(TO DO):
Could you repeat, exactly as they stand, the lines between the one with "Clone this chart in matplotlib." and the one with "from matplotlib.lines import Line2D", inclusive, minus the pictures?

A block of data
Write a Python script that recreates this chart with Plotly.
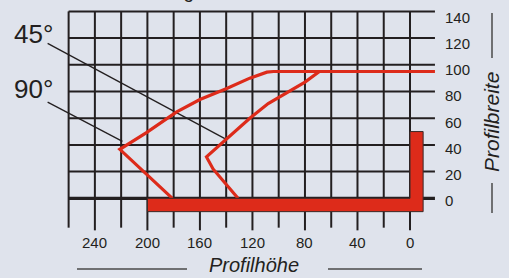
import plotly.graph_objects as go

# ---- data ----
grid_x = list(range(0, 261, 20))          # vertical grid positions (Profilhöhe)
grid_y = list(range(0, 141, 20))          # horizontal grid positions (Profilbreite)
x_tick_labels = [240, 200, 160, 120, 80, 40, 0]
y_tick_labels = [0, 20, 40, 60, 80, 100, 120, 140]

curve90_x = [181, 201, 221, 201, 178, 160, 140, 122, 109, 104, -19]
curve90_y = [0, 18.5, 36.7, 49, 64.6, 74, 82, 90, 94.5, 95, 95]
curve45_x = [131, 150, 155, 140, 122, 108, 90, 80, 69]
curve45_y = [0, 22, 31, 44, 60, 71, 81, 87, 95]

profile_x = [200, 0, 0, -10, -10, 200, 200]   # L-profile outline
profile_y = [0, 0, 50, 50, -10, -10, 0]

leader45_x = [276, 141]; leader45_y = [116, 44.7]
leader90_x = [276, 219]; leader90_y = [72, 42.7]

# ---- styling ----
BG = "#dfe3ec"
RED = "#dd2b1a"
INK = "#231f20"
FONT = "Liberation Sans, Arial, sans-serif"
W, H = 509, 278

fig = go.Figure()

# vertical grid lines
vx, vy = [], []
for gx in grid_x:
    bottom = -24 if gx % 40 == 0 else -22
    vx += [gx, gx, None]; vy += [140, bottom, None]
fig.add_trace(go.Scatter(x=vx, y=vy, mode="lines", line=dict(color=INK, width=2),
                         hoverinfo="skip", showlegend=False))
# horizontal grid lines
hx, hy = [], []
for gy in grid_y:
    if gy == 0:
        continue
    hx += [260, -19, None]; hy += [gy, gy, None]
fig.add_trace(go.Scatter(x=hx, y=hy, mode="lines", line=dict(color=INK, width=2),
                         hoverinfo="skip", showlegend=False))
fig.add_trace(go.Scatter(x=[260, -19], y=[0, 0], mode="lines", line=dict(color=INK, width=3.2),
                         hoverinfo="skip", showlegend=False))

# leader lines
fig.add_trace(go.Scatter(x=leader45_x, y=leader45_y, mode="lines", line=dict(color=INK, width=1.3),
                         hoverinfo="skip", showlegend=False))
fig.add_trace(go.Scatter(x=leader90_x, y=leader90_y, mode="lines", line=dict(color=INK, width=1.3),
                         hoverinfo="skip", showlegend=False))

# curves
fig.add_trace(go.Scatter(x=curve90_x, y=curve90_y, mode="lines", line=dict(color=RED, width=3.2),
                         hoverinfo="skip", showlegend=False))
fig.add_trace(go.Scatter(x=curve45_x, y=curve45_y, mode="lines", line=dict(color=RED, width=3.2),
                         hoverinfo="skip", showlegend=False))

# profile bar
fig.add_trace(go.Scatter(x=profile_x, y=profile_y, mode="lines", fill="toself", fillcolor=RED,
                         line=dict(color="#3a2a28", width=1), hoverinfo="skip", showlegend=False))

ann = []
for v in y_tick_labels:
    ann.append(dict(x=-25, y=v, xref="x", yref="y", text=str(v), showarrow=False,
                    xanchor="left", yanchor="middle", yshift=-2 - v * 0.03,
                    font=dict(family=FONT, size=15, color=INK)))
for v in x_tick_labels:
    ann.append(dict(x=v, y=-33, xref="x", yref="y", text=str(v), showarrow=False,
                    xanchor="center", yanchor="middle",
                    font=dict(family=FONT, size=15, color=INK)))

def px(x): return x / W
def py(y): return 1 - y / H

ann += [
    dict(x=px(33.5), y=py(33.5), xref="paper", yref="paper", text="45°", showarrow=False,
         xanchor="center", yanchor="middle", font=dict(family=FONT, size=26, color=INK)),
    dict(x=px(33.5), y=py(89), xref="paper", yref="paper", text="90°", showarrow=False,
         xanchor="center", yanchor="middle", font=dict(family=FONT, size=26, color=INK)),
    dict(x=px(254), y=0, xref="paper", yref="paper", text="Profilhöhe", showarrow=False,
         xanchor="center", yanchor="bottom",
         font=dict(family=FONT, size=20, color=INK, style="italic")),
    dict(x=px(492), y=py(122), xref="paper", yref="paper", text="Profilbreite", showarrow=False,
         xanchor="center", yanchor="middle", textangle=-90,
         font=dict(family=FONT, size=21, color=INK, style="italic")),
    dict(x=px(142), y=py(-8), xref="paper", yref="paper", text="Schenkellänge", showarrow=False,
         xanchor="center", yanchor="middle",
         font=dict(family=FONT, size=19, color=INK)),
]

shapes = [
    dict(type="line", xref="paper", yref="paper", x0=px(77), x1=px(187), y0=py(269), y1=py(269),
         line=dict(color="#4a4a4a", width=1.5)),
    dict(type="line", xref="paper", yref="paper", x0=px(328), x1=px(422), y0=py(269), y1=py(269),
         line=dict(color="#4a4a4a", width=1.5)),
    dict(type="line", xref="paper", yref="paper", x0=px(492), x1=px(492), y0=py(13), y1=py(58),
         line=dict(color="#4a4a4a", width=1.5)),
    dict(type="line", xref="paper", yref="paper", x0=px(492), x1=px(492), y0=py(183), y1=py(213),
         line=dict(color="#4a4a4a", width=1.5)),
]

sx = 1.313
sy = 1.335
fig.update_layout(
    width=W, height=H, margin=dict(l=0, r=0, t=0, b=0),
    paper_bgcolor=BG, plot_bgcolor=BG,
    xaxis=dict(range=[410 / sx, (410 - W) / sx], visible=False, fixedrange=True),
    yaxis=dict(range=[(198.3 - H) / sy, 198.3 / sy], visible=False, fixedrange=True),
    annotations=ann, shapes=shapes, showlegend=False,
)

fig.write_html("out.html", config={"displayModeBar": False},
               post_script="document.body.style.margin='0';document.body.style.padding='0';"
                           "document.body.style.background='" + BG + "';")
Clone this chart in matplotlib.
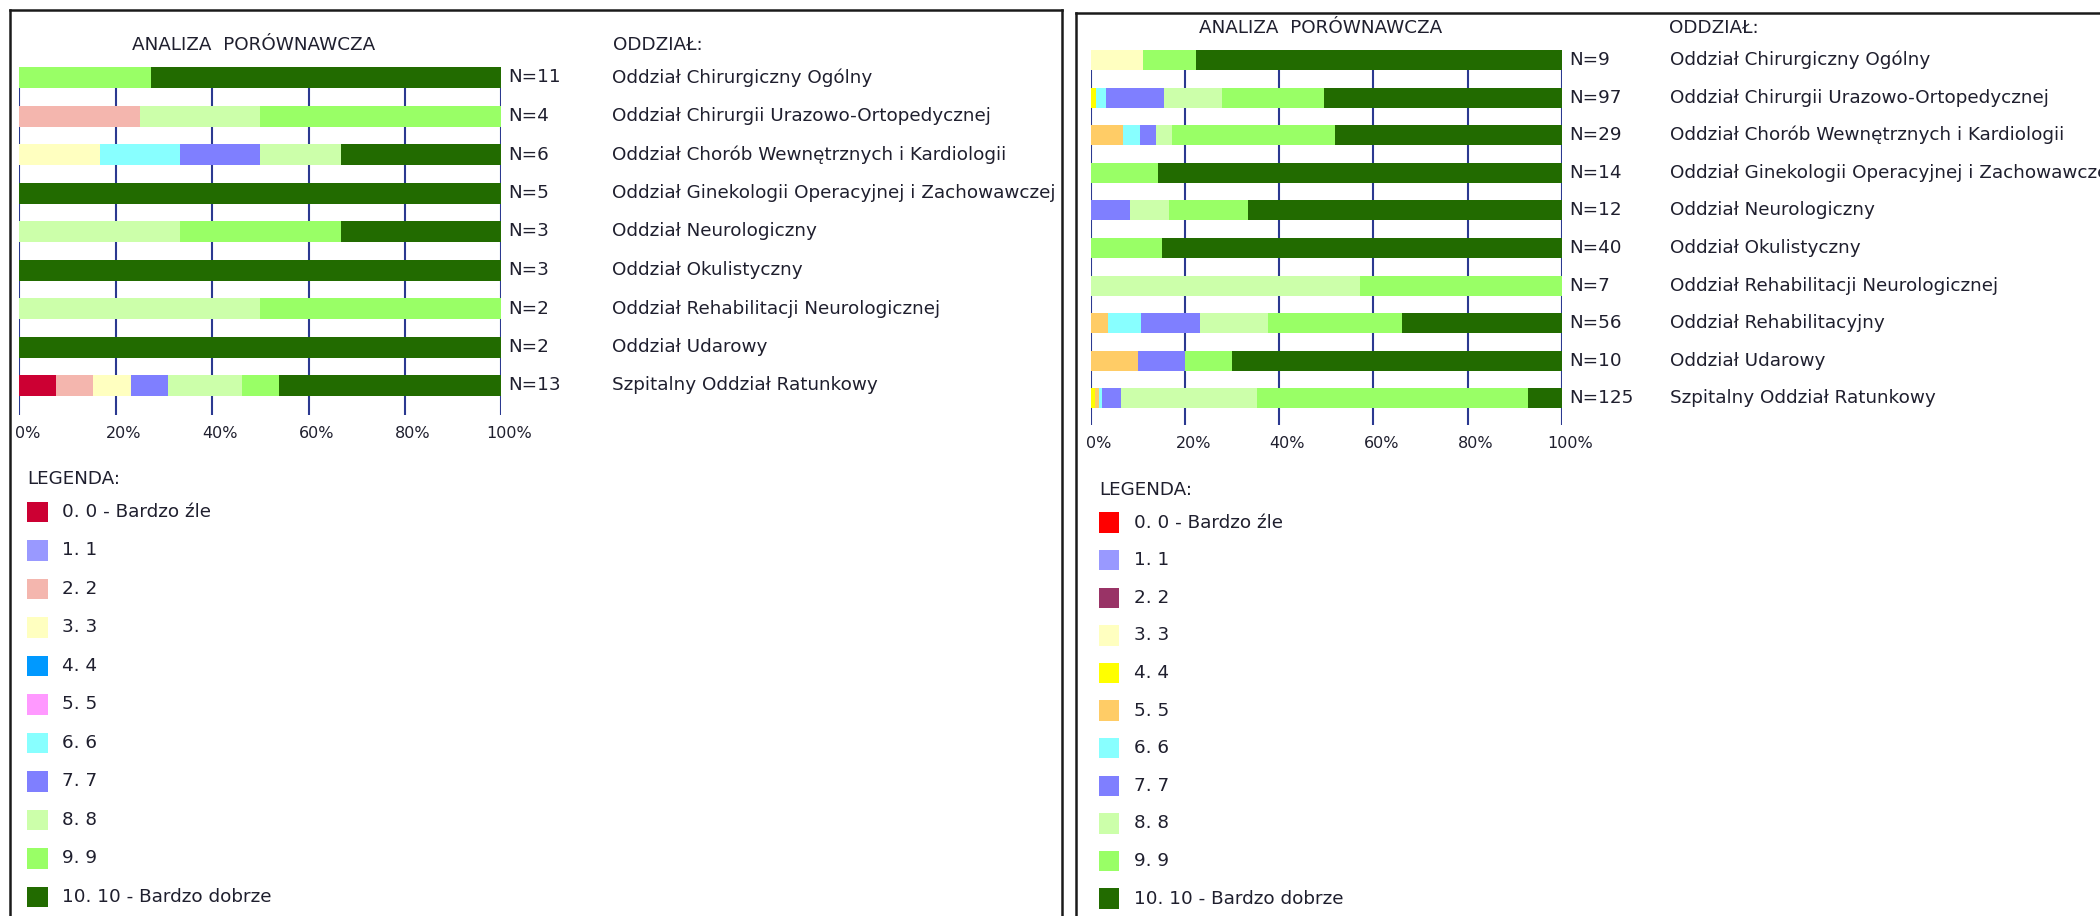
import matplotlib
matplotlib.use("Agg")
import numpy as np
import matplotlib.pyplot as plt
from matplotlib.patches import Rectangle
from matplotlib.lines import Line2D

# --- data: counts of answers 0..10 per department ---
left_departments = [
    "Oddział Chirurgiczny Ogólny",
    "Oddział Chirurgii Urazowo-Ortopedycznej",
    "Oddział Chorób Wewnętrznych i Kardiologii",
    "Oddział Ginekologii Operacyjnej i Zachowawczej",
    "Oddział Neurologiczny",
    "Oddział Okulistyczny",
    "Oddział Rehabilitacji Neurologicznej",
    "Oddział Udarowy",
    "Szpitalny Oddział Ratunkowy",
]
left_counts = [
    [0, 0, 0, 0, 0, 0, 0, 0, 0, 3, 8],
    [0, 0, 1, 0, 0, 0, 0, 0, 1, 2, 0],
    [0, 0, 0, 1, 0, 0, 1, 1, 1, 0, 2],
    [0, 0, 0, 0, 0, 0, 0, 0, 0, 0, 5],
    [0, 0, 0, 0, 0, 0, 0, 0, 1, 1, 1],
    [0, 0, 0, 0, 0, 0, 0, 0, 0, 0, 3],
    [0, 0, 0, 0, 0, 0, 0, 0, 1, 1, 0],
    [0, 0, 0, 0, 0, 0, 0, 0, 0, 0, 2],
    [1, 0, 1, 1, 0, 0, 0, 1, 2, 1, 6],
]
left_colors = ["#CC0033", "#9999FF", "#F4B6AE", "#FFFFC0", "#0099FF", "#FF99FF",
               "#88FFFF", "#7F7FFF", "#CCFFAA", "#99FF66", "#226B00"]

right_departments = [
    "Oddział Chirurgiczny Ogólny",
    "Oddział Chirurgii Urazowo-Ortopedycznej",
    "Oddział Chorób Wewnętrznych i Kardiologii",
    "Oddział Ginekologii Operacyjnej i Zachowawczej",
    "Oddział Neurologiczny",
    "Oddział Okulistyczny",
    "Oddział Rehabilitacji Neurologicznej",
    "Oddział Rehabilitacyjny",
    "Oddział Udarowy",
    "Szpitalny Oddział Ratunkowy",
]
right_counts = [
    [0, 0, 0, 1, 0, 0, 0, 0, 0, 1, 7],
    [0, 0, 0, 0, 1, 0, 2, 12, 12, 21, 49],
    [0, 0, 0, 0, 0, 2, 1, 1, 1, 10, 14],
    [0, 0, 0, 0, 0, 0, 0, 0, 0, 2, 12],
    [0, 0, 0, 0, 0, 0, 0, 1, 1, 2, 8],
    [0, 0, 0, 0, 0, 0, 0, 0, 0, 6, 34],
    [0, 0, 0, 0, 0, 0, 0, 0, 4, 3, 0],
    [0, 0, 0, 0, 0, 2, 4, 7, 8, 16, 19],
    [0, 0, 0, 0, 0, 1, 0, 1, 0, 1, 7],
    [0, 0, 0, 0, 1, 1, 1, 5, 36, 72, 9],
]
right_colors = ["#FF0000", "#9999FF", "#993366", "#FFFFC0", "#FFFF00", "#FFCC66",
                "#88FFFF", "#7F7FFF", "#CCFFAA", "#99FF66", "#226B00"]

legend_labels = ["0. 0 - Bardzo źle", "1. 1", "2. 2", "3. 3", "4. 4", "5. 5",
                 "6. 6", "7. 7", "8. 8", "9. 9", "10. 10 - Bardzo dobrze"]
ticks = [0, 20, 40, 60, 80, 100]

W, H = 2100, 916
TXT = "#1f1f2e"
GRID = "#2B3990"
FS = 13.2

plt.rcParams["font.family"] = "DejaVu Sans"
plt.rcParams["font.size"] = FS
plt.rcParams["text.color"] = TXT


def fx(px):
    return px / W


def fy(py):
    return 1 - py / H


def draw_chart(fig, counts, names, colors, x0, x1, y_first, pitch, bar_px, grid_end,
               title_xy, name_x):
    counts = np.array(counts, dtype=float)
    n = counts.sum(axis=1)
    pct = counts / n[:, None] * 100
    cum = np.cumsum(pct, axis=1) - pct
    rows = np.arange(len(names))

    top_px = y_first - pitch * 0.6
    ax = fig.add_axes([fx(x0), fy(grid_end), (x1 - x0) / W, (grid_end - top_px) / H])
    y_bot = (grid_end - y_first) / pitch
    y_top = (top_px - y_first) / pitch
    ax.set_xlim(0, 100)
    ax.set_ylim(y_bot, y_top)
    ax.axis("off")

    bh = bar_px / pitch
    ax.vlines(ticks, -bh / 2, y_bot, colors=GRID, lw=1.5, zorder=1)
    for k in range(counts.shape[1]):
        ax.barh(rows, pct[:, k], left=cum[:, k], height=bh, color=colors[k],
                linewidth=0, zorder=2)

    for t in ticks:
        ax.annotate(f"{t}%", xy=(t, y_bot), xytext=(8, -18), textcoords="offset pixels",
                    ha="center", va="center", fontsize=11.5, annotation_clip=False)
    for i in rows:
        ax.annotate(f"N={int(n[i])}", xy=(100, i), xytext=(7, 0), textcoords="offset pixels",
                    ha="left", va="center", annotation_clip=False)
        ax.annotate(names[i], xy=(100, i), xytext=(name_x - x1, 0), textcoords="offset pixels",
                    ha="left", va="center", annotation_clip=False)

    fig.text(fx(title_xy[0]), fy(title_xy[1]), "ANALIZA  PORÓWNAWCZA", ha="center", va="center")
    fig.text(fx(name_x), fy(title_xy[1]), "ODDZIAŁ:", ha="left", va="center")


def draw_legend(fig, colors, x, y_head, y_first_top, pitch, label_x):
    fig.text(fx(x), fy(y_head), "LEGENDA:", ha="left", va="center")
    sq = 20.5
    for k, (c, lab) in enumerate(zip(colors, legend_labels)):
        top = y_first_top + k * pitch
        fig.add_artist(Rectangle((fx(x), fy(top + sq)), sq / W, sq / H,
                                 transform=fig.transFigure, facecolor=c, edgecolor="none"))
        fig.text(fx(label_x), fy(top + sq / 2), lab, ha="left", va="center")


fig = plt.figure(figsize=(W / 100, H / 100), dpi=100)
fig.patch.set_facecolor("white")

# panel frames
lw = 1.8
for xs, ys in [([9.5, 1062.3], [10, 10]), ([9.5, 9.5], [10, H]), ([1062.3, 1062.3], [10, H]),
               ([1076, W], [13.3, 13.3]), ([1076, 1076], [13.3, H])]:
    fig.add_artist(Line2D([fx(v) for v in xs], [fy(v) for v in ys], color="#1a1a1a", lw=lw,
                          transform=fig.transFigure))

draw_chart(fig, left_counts, left_departments, left_colors,
           x0=19.3, x1=501.3, y_first=77.5, pitch=38.5, bar_px=21, grid_end=415,
           title_xy=(253.5, 45), name_x=612.5)
draw_chart(fig, right_counts, right_departments, right_colors,
           x0=1091, x1=1561.8, y_first=60, pitch=37.6, bar_px=20, grid_end=425,
           title_xy=(1320.7, 28.3), name_x=1669.5)

draw_legend(fig, left_colors, x=27, y_head=479.3, y_first_top=501.7, pitch=38.5, label_x=61.9)
draw_legend(fig, right_colors, x=1098.9, y_head=490, y_first_top=512.3, pitch=37.6, label_x=1133.7)

fig.savefig("out.png", dpi=100)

(REPLY TO THE TASK):
Clone this chart in matplotlib.
import matplotlib
matplotlib.use("Agg")
import numpy as np
import matplotlib.pyplot as plt
from matplotlib.patches import Rectangle
from matplotlib.lines import Line2D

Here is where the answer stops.